No jogo decisivo de Gana contra Uganda pelas Eliminatórias, no ano passado, os ganeses estavam convencidos de que a África do Sul – que concorria à mesma vaga – estava emitindo energias negativas sobre a sua seleção. Para anular essas energias, foram sacrificadas cem ovelhas antes da partida.
A classificação em 4 de setembro de 2005 foi comparável ao 6 de março de 1957, quando o país se tornou independente. "A classificação para a Copa pode ser comparada à ruptura dos grilhões, que durante anos nos impediram de participar da festa do futebol", escreveu um jornal do país à época.
Terceira potência do futebol africano
Parreira não deve subestimar a força dos ganeses. Na África, o país é considerado a terceira potência do futebol, atrás de Camarões e da Nigéria. Já conquistou quatro títulos continentais (1963, 1965, 1978, 1982) e bronze nas Olimpíadas de 1992 em Barcelona. Nos anos 90, a seleção sub-17 era considerada uma das melhores do mundo, sagrando-se campeã mundial em 1991 e 1995.

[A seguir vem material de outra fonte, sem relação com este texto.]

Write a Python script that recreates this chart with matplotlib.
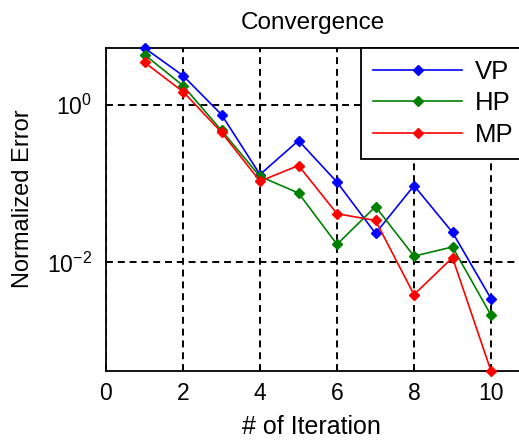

Não é possível imaginar o que aconteceria no país se Gana conseguisse surpreender os brasileiros campeões mundiais em Dortmund. Após a classificação para as oitavas-de-final, o técnico croata de Gana, Ratomir Dujkovic, comentou: "Este é um momento histórico. Tornamos 20 milhões de pessoas felizes." E emendou: "Qualquer time que as estrelas negras enfrentarem terá de sofrer." Parreira, portanto, está avisado.